At 12 Jennifer was discovered by a record producer who was convinced he would make her into the next big kid star. She worked in his studio non stop recording old cheesy pop songs. The producer would sit in the control room crying from the raw charge and emotion in her prepubesent voice. The flow of the project was interrupted by her mom’s decision to move once again to a small town in Utah. She went from a concrete, smog filled Los Angeles existence, tagging along with dad to recording sessions to the smells and sights of hay, families with 13 children and Mormon churches on every street corner.
Soon after the move, Jennifer’s mother started getting ill. Jennifer and her sister who had always carried adult responsibilities, cared for her baby siblings while her mom and stepfather visited natural health clinics. Five months later, when Jennifer just turned 13, her mother died at age 41 of leukemia. Upon the death of her mother, Jennifer moved back to Los Angeles to live with her father.
From there it was more recording with the big producer guy and his cheesy songs, school talent shows and the Hollywood nightclub showcase and audition scene. It was also at this time when Jennifer started acting, though she was not very good at it.
At 15 Jennifer left her religion. The first in her family “to see the light”, over the years the rest would follow. By this time piano had taken on a more loose, self developed approach with slower tempos being her favorite. By the time she was 17, she was craving to feel some normalcy and wished to take a break from the identity she had built around music. She went to University of California Santa Barbara and earned a high honors bachelor degree in Sociology during which time she began her love affair with long distance running. Jennifer ran 7 marathons placing 3rd in her age group in her last LA marathon race. With her boyfriend at the time she started several entrepreneur projects during college and continued teaching aerobics and soon began dancing hip hop which she still teaches. Through college Jennifer had many intense withdrawals from being away from music, but didn’t want to do back into it half way. So finally the day after her college graduation, Jennifer began writing music for the first time.

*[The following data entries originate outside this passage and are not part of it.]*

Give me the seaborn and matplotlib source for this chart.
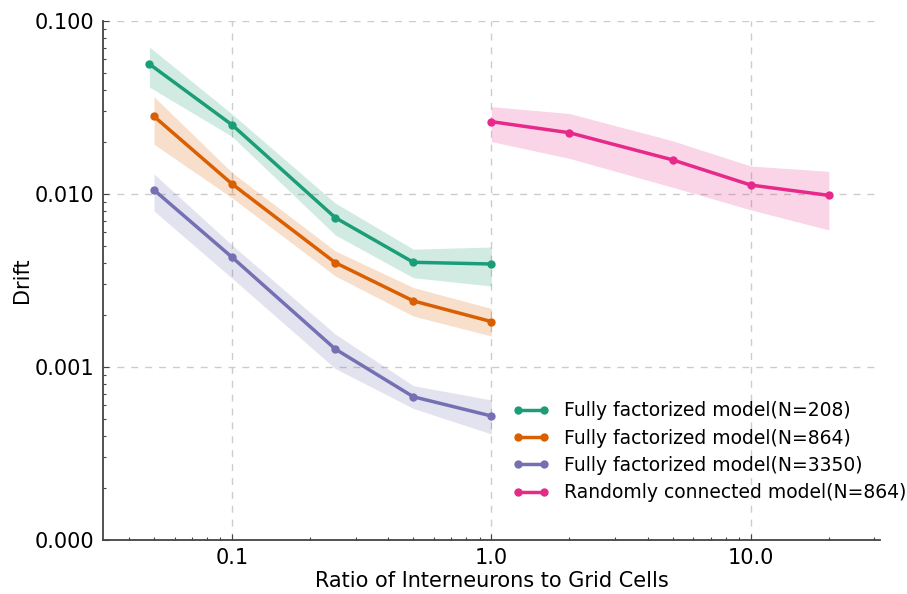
import numpy as np
import pandas as pd
import matplotlib
matplotlib.use("Agg")
import matplotlib.pyplot as plt
import seaborn as sns
from matplotlib.ticker import FormatStrFormatter
from matplotlib.lines import Line2D

# ---- data ----
labels = ["Fully factorized model(N=208)", "Fully factorized model(N=864)",
          "Fully factorized model(N=3350)", "Randomly connected model(N=864)"]
x_ff208 = [0.048, 0.1, 0.25, 0.5, 1.0]
x_ff = [0.05, 0.1, 0.25, 0.5, 1.0]
x_rand = [1.0, 2.0, 5.0, 10.0, 20.0]

ff208_mean = [0.0564, 0.0251, 0.0073, 0.00403, 0.00394]
ff208_low = [0.0415, 0.0215, 0.0058, 0.00328, 0.00294]
ff208_high = [0.0708, 0.0290, 0.00887, 0.0048, 0.00494]

ff864_mean = [0.0281, 0.01143, 0.00401, 0.00241, 0.00183]
ff864_low = [0.0194, 0.0095, 0.00336, 0.00197, 0.00151]
ff864_high = [0.0365, 0.0133, 0.00469, 0.00288, 0.00218]

ff3350_mean = [0.01055, 0.00431, 0.00127, 0.000673, 0.000521]
ff3350_low = [0.00798, 0.00326, 0.00098, 0.000576, 0.00041]
ff3350_high = [0.01305, 0.00507, 0.00155, 0.00078, 0.000645]

rand_mean = [0.0262, 0.0226, 0.01575, 0.01127, 0.00982]
rand_low = [0.0201, 0.01607, 0.01094, 0.0081, 0.0062]
rand_high = [0.0320, 0.0292, 0.0203, 0.01452, 0.01352]

xs = [x_ff208, x_ff, x_ff, x_rand]
means = [ff208_mean, ff864_mean, ff3350_mean, rand_mean]
lows = [ff208_low, ff864_low, ff3350_low, rand_low]
highs = [ff208_high, ff864_high, ff3350_high, rand_high]

colors = ["#1b9e77", "#d95f02", "#7570b3", "#e7298a"]

sns.set_style("white")
plt.rcParams['font.family'] = ['DejaVu Sans']
plt.rcParams['text.color'] = 'black'
plt.rcParams['axes.labelcolor'] = 'black'

fig = plt.figure(figsize=(9.07, 5.94), dpi=100)
ax = fig.add_axes([0.1136, 0.0909, 0.857, 0.8737])

rows = []
for lab, x, m in zip(labels, xs, means):
    for xi, mi in zip(x, m):
        rows.append({"model": lab, "ratio": xi, "drift": mi})
df = pd.DataFrame(rows)

for lab, x, lo, hi, c in zip(labels, xs, lows, highs, colors):
    ax.fill_between(x, lo, hi, color=c, alpha=0.2, linewidth=0)

sns.lineplot(data=df, x="ratio", y="drift", hue="model", hue_order=labels,
             palette=colors, marker="o", markersize=6, markeredgewidth=0,
             linewidth=2.5, ax=ax, legend=False, estimator=None, sort=True)

ax.set_xscale("log")
ax.set_yscale("log")
ax.set_xlim(0.0318, 31.6)
ax.set_ylim(0.0001, 0.1)
ax.set_xticks([0.1, 1.0, 10.0])
ax.set_yticks([0.0001, 0.001, 0.01, 0.1])
ax.xaxis.set_major_formatter(FormatStrFormatter("%.1f"))
ax.yaxis.set_major_formatter(FormatStrFormatter("%.3f"))

ax.grid(True, which="major", linestyle=(0, (5, 5)), color="#cccccc", linewidth=1)
ax.tick_params(which="both", direction="in", colors="#444444", labelcolor="black")
ax.tick_params(which="major", length=4, width=0.8, labelsize=15, pad=6)
ax.tick_params(which="minor", length=2, width=0.8)
ax.tick_params(axis="both", which="both", left=True, bottom=True)
for s in ["top", "right"]:
    ax.spines[s].set_visible(False)
for s in ["left", "bottom"]:
    ax.spines[s].set_color("#444444")
    ax.spines[s].set_linewidth(1.3)

ax.set_xlabel("Ratio of Interneurons to Grid Cells", fontsize=15, labelpad=2)
ax.set_ylabel("Drift", fontsize=15, labelpad=2)

handles = [Line2D([0], [0], color=c, linewidth=2.5, marker="o", markersize=6,
                  markeredgewidth=0) for c in colors]
ax.legend(handles, labels, loc="upper left", bbox_to_anchor=(0.505, 0.3),
          frameon=False, fontsize=13.5, numpoints=2, handlelength=2.0,
          handletextpad=0.75, labelspacing=0.45)

fig.savefig("out.png", dpi=100)
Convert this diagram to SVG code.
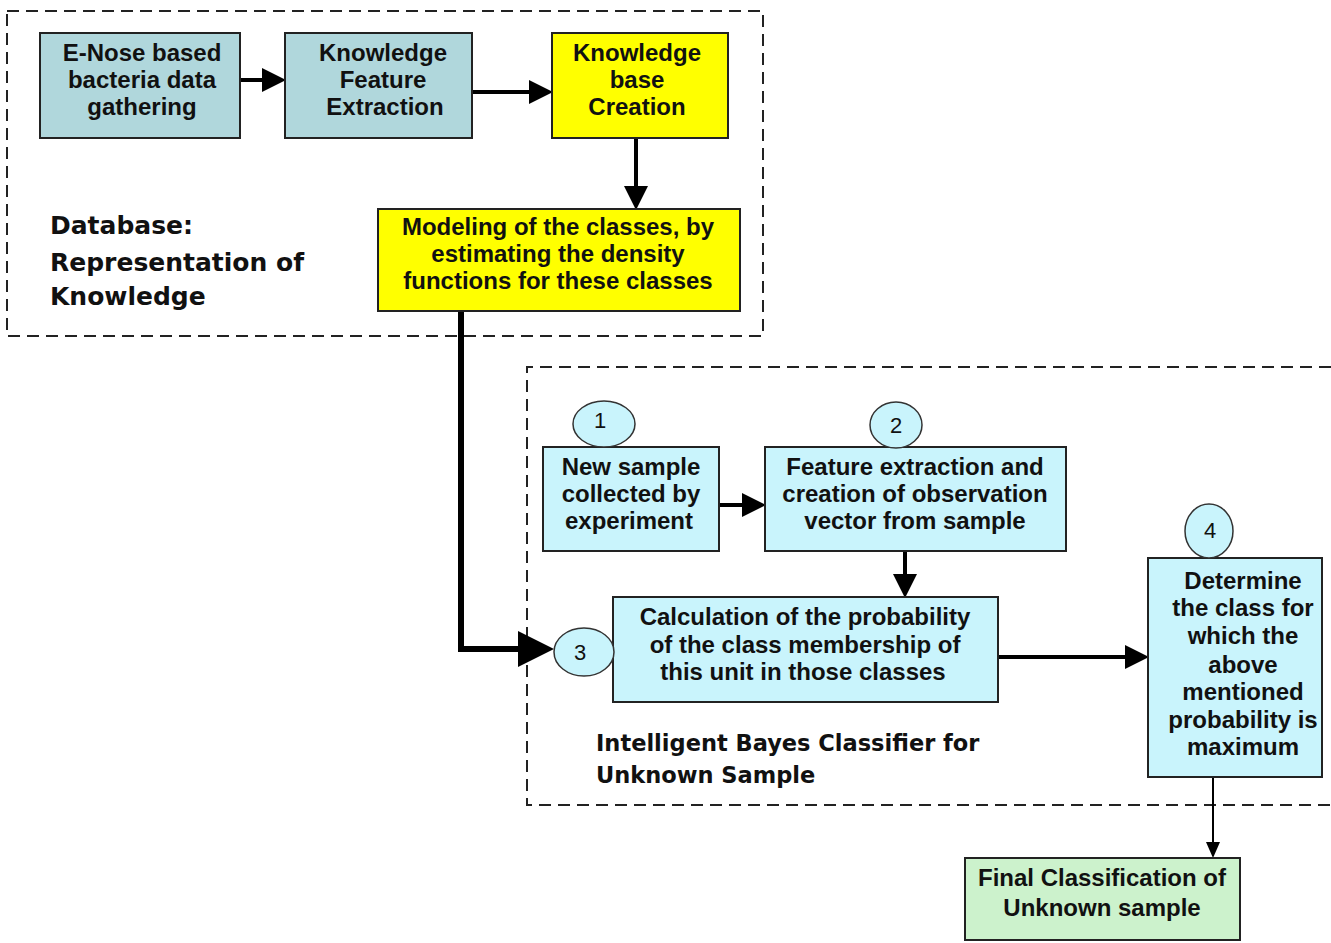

The first songs that came out were very personal. They were also very developed musically though she was ignorant of Click here to go to Cruel Pagemusic theory. She wrote many, many songs in her first year of writing and for all intensive purposes taught herself piano, developing her own beautiful strange way with harmony and dissonance. She had several bands, including “Puppet Show” and “Grizelda” while at the same time starting to play solo piano/voice concerts in a local café. Several demos later, she began making her debut Cruel - with the help of engineer Julie Last (Joni Mitchell, Ricki Lee Jones, Shawn Colvin) who co-produced and engineered half the record with her. The other songs were recorded with a local engineer which were more raw one takes. Jennifer played a bunch of shows in California as an indie artist and received some strong recognition for her raw intensity, authenticity, beautiful voice and strange, original pop songs. Chris Douridas took in Jennifer’s music featuring her on KCRW’s “Morning Becomes Eclectic”. He also felt her music should be signed to a record deal, so he played it for David Geffen who was rumored to say she was “amazing! but wow, so intense”.